All that being said, there are already websites that map out astronomical features in a geolocation-like way. It's worthwhile to consider supporting that type of geolocation data on Wikidata.
Sven
On Tue, Dec 18, 2012 at 12:14 PM, Scott MacLeod < worlduniversityandschool@gmail.com> wrote:
Denny,
Thanks for this.
Are there ways to structure this geolocation data now to anticipate more 'fluid' uses of it, say 5 or 10 years from now, or beyond, in representing water, or astronomical processes, in something like interactive, realistic models of the earth or the universe, which would also be useful to Wikipedia's developing goals / mission?
Scott
On Tue, Dec 18, 2012 at 8:57 AM, Gregor Hagedorn g.m.hagedorn@gmail.comwrote:
Now, I don't think we need or want ranges as a data type at all
(better have
separate properties for the beginning and end).

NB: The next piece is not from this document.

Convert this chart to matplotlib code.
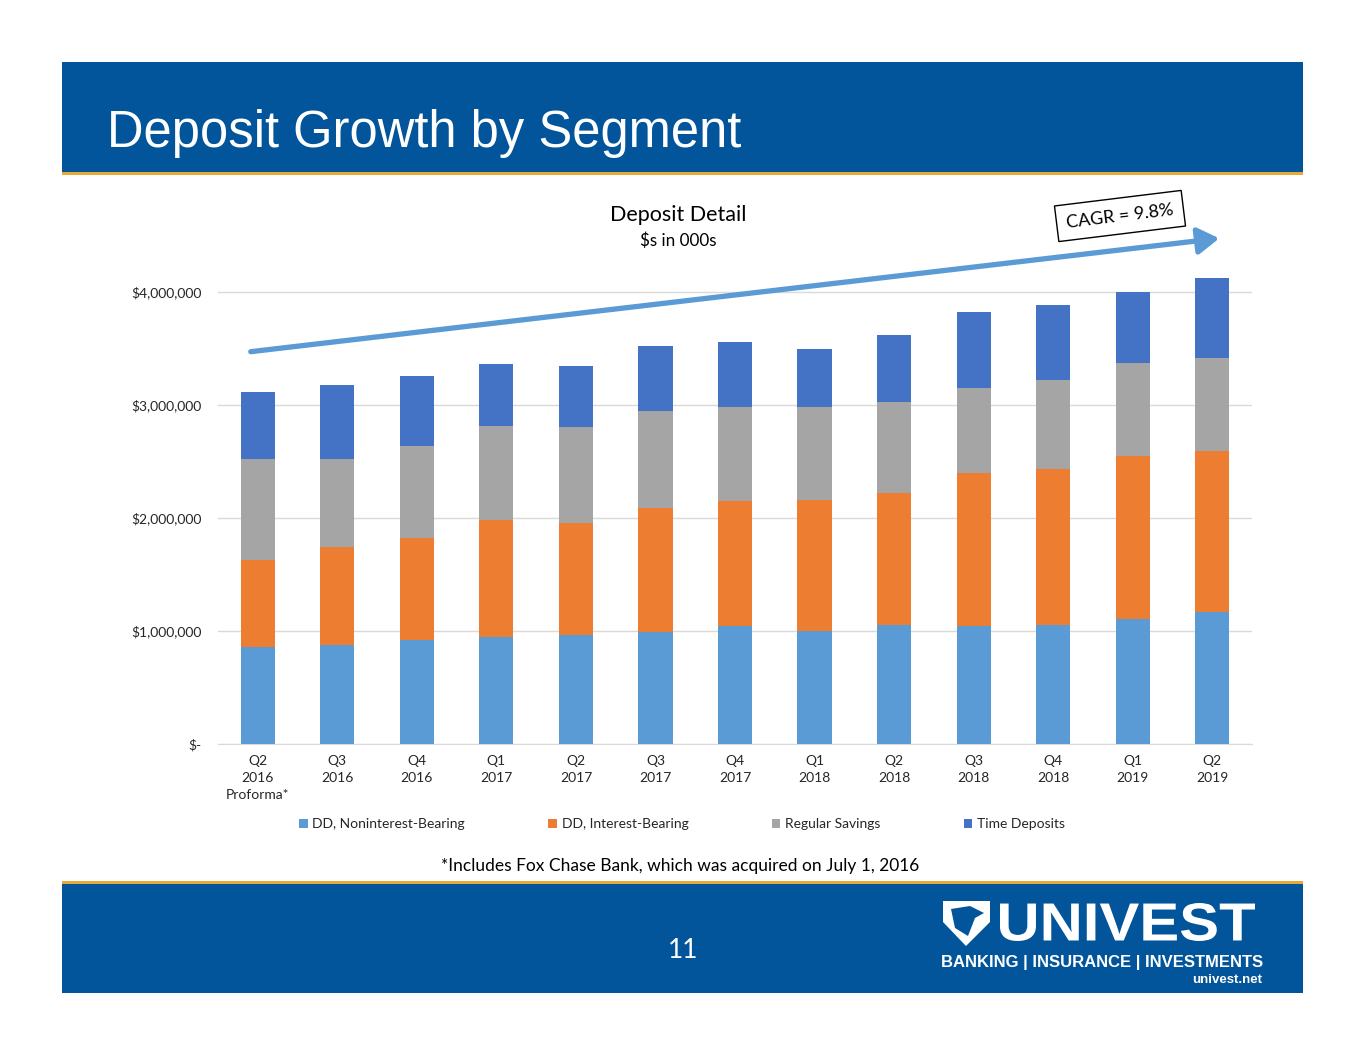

I am afraid this will then put a heavy burden on users to enter, proofread, and output values. Data input becomes dispersed, because the value "18-25 cm length " has to be split and entered separately. You have to write a custom output for each property then, and do all the query logic (> lower, < upper) for each property in each Wikipedia client.
I believe this is something that is healthy to do centrally. I believe the concept of intervals exists because of that.